The well-formedness and naturalness of the generated dataset has been confirmed by means of a quantitative and qualitative assessment, which has evaluated readability on all the utterances of the final dataset and grammaticality and acceptability on a sample of 1000 utterances extracted from different five readability classes by three human native speakers. A correlation between the readability score and raters’ judgements has been also highlighted, with utterances featuring poor readability having the highest disagreement among human raters for both grammaticality and acceptability. The goodness of the dataset has also been assessed by training a CR model based on BERT, achieving promising results and thus, fixing a reference point in terms of performance for future comparisons.

It is worth noting that, for this work, English has been considered as the source language and Italian as the target one, due to the high and limited number of existing resources existing for them, respectively. However, the methodology is not strictly dependent on these two languages and can be easily applied to other languages, by only adapting a small set of linguistic rules.

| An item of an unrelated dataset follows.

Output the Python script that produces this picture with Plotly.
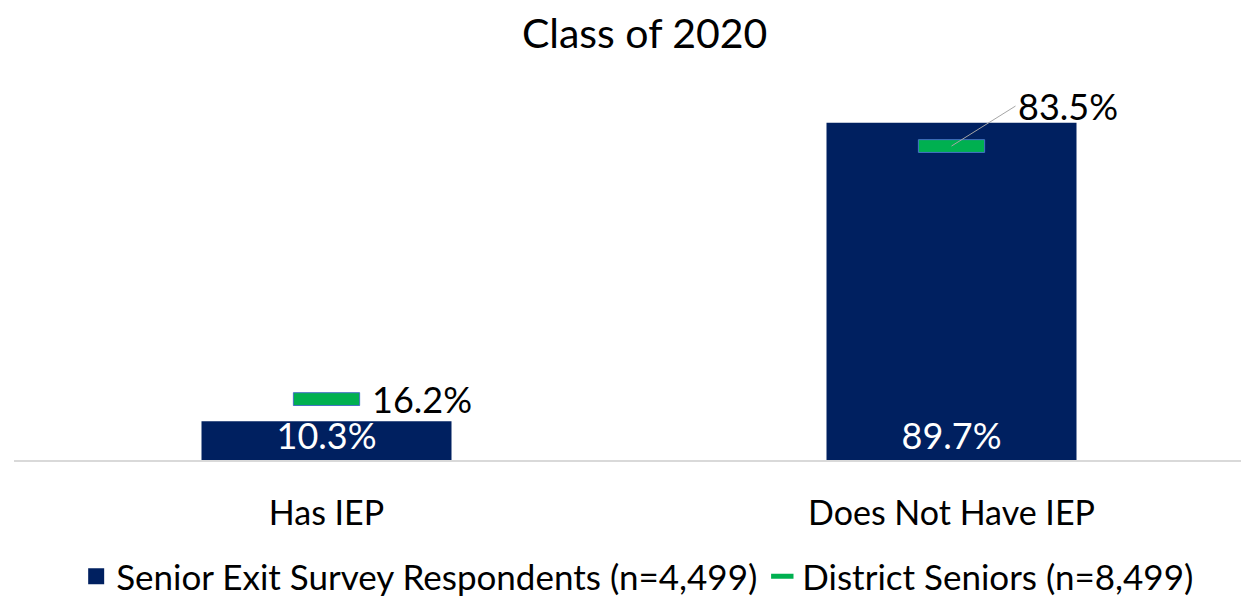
import plotly.graph_objects as go

categories = ["Has IEP", "Does Not Have IEP"]
survey_values = [10.3, 89.7]
district_values = [16.2, 83.5]
survey_name = "Senior Exit Survey Respondents (n=4,499)"
district_name = "District Seniors (n=8,499)"
title_text = "Class of 2020"

NAVY = "#002060"
GREEN = "#00B050"
FONT = "Lato, Liberation Sans, sans-serif"

marker_h = 3.4  # thickness of district marker in axis units
fig = go.Figure()

fig.add_trace(go.Bar(
    x=categories, y=survey_values, name=survey_name, showlegend=False,
    marker=dict(color=NAVY, line=dict(width=0)),
    width=0.4,
    text=[f"{v:.1f}%" for v in survey_values],
    textposition="inside", insidetextanchor="start",
    textfont=dict(color="white", size=36, family=FONT),
    cliponaxis=False,
))

fig.add_trace(go.Bar(
    x=categories, y=[marker_h] * len(district_values),
    base=[v - marker_h / 2 for v in district_values],
    name=district_name, showlegend=False,
    marker=dict(color=GREEN, line=dict(color="#4472C4", width=1)),
    width=0.106,
))

# legend proxies
fig.add_trace(go.Scatter(
    x=[None], y=[None], mode="markers", name=survey_name,
    marker=dict(symbol="square", size=16, color=NAVY),
))
fig.add_trace(go.Scatter(
    x=[None], y=[None], mode="markers", name=district_name,
    marker=dict(symbol="line-ew", size=16, color=GREEN,
                line=dict(color=GREEN, width=5)),
))

# district labels
fig.add_annotation(x=categories[0], y=district_values[0], text=f"{district_values[0]:.1f}%",
                   xshift=43, showarrow=False, xanchor="left", yanchor="middle",
                   font=dict(size=36, color="black", family=FONT))
fig.add_annotation(x=categories[1], y=district_values[1], text=f"{district_values[1]:.1f}%",
                   showarrow=True, arrowhead=0, arrowcolor="#a6a6a6", arrowwidth=1,
                   ax=64, ay=-40, xanchor="left", yanchor="middle",
                   font=dict(size=36, color="black", family=FONT))

fig.update_layout(
    width=1241, height=590,
    margin=dict(l=6, r=0, t=76, b=138, autoexpand=False),
    plot_bgcolor="white", paper_bgcolor="white",
    barmode="overlay",
    title=dict(text=title_text, x=0.513, xanchor="center", y=0.956, yanchor="middle",
               font=dict(size=41, color="black", family=FONT)),
    font=dict(family=FONT, color="black"),
    xaxis=dict(range=[-0.5, 1.476], showgrid=False, showline=True, linecolor="#d9d9d9",
               linewidth=1.5, ticks="", tickfont=dict(size=34, color="black", family=FONT),
               ticklabelstandoff=22),
    yaxis=dict(range=[0, 100], visible=False, showgrid=False),
    legend=dict(orientation="h", x=0.505, xanchor="center", y=-0.31, yanchor="middle",
                font=dict(size=35, color="black", family=FONT), itemwidth=30,
                tracegroupgap=0),
    uniformtext=dict(minsize=36, mode="show"),
)

fig.write_html("out.html")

From a methodological perspective, even if the quality of the final dataset is appreciable, it leaves room for some future improvements. First, a more extensive list of refinement rules regarding other linguistic phenomena of the Italian language will be considered to enhance the naturalness of the translated utterances. Second, utterances with more complex syntactic structures will be handled to improve readability, grammaticality and acceptability. From an applicative perspective, the dataset will be used to train novel and better performing models for the task of CR in Italian.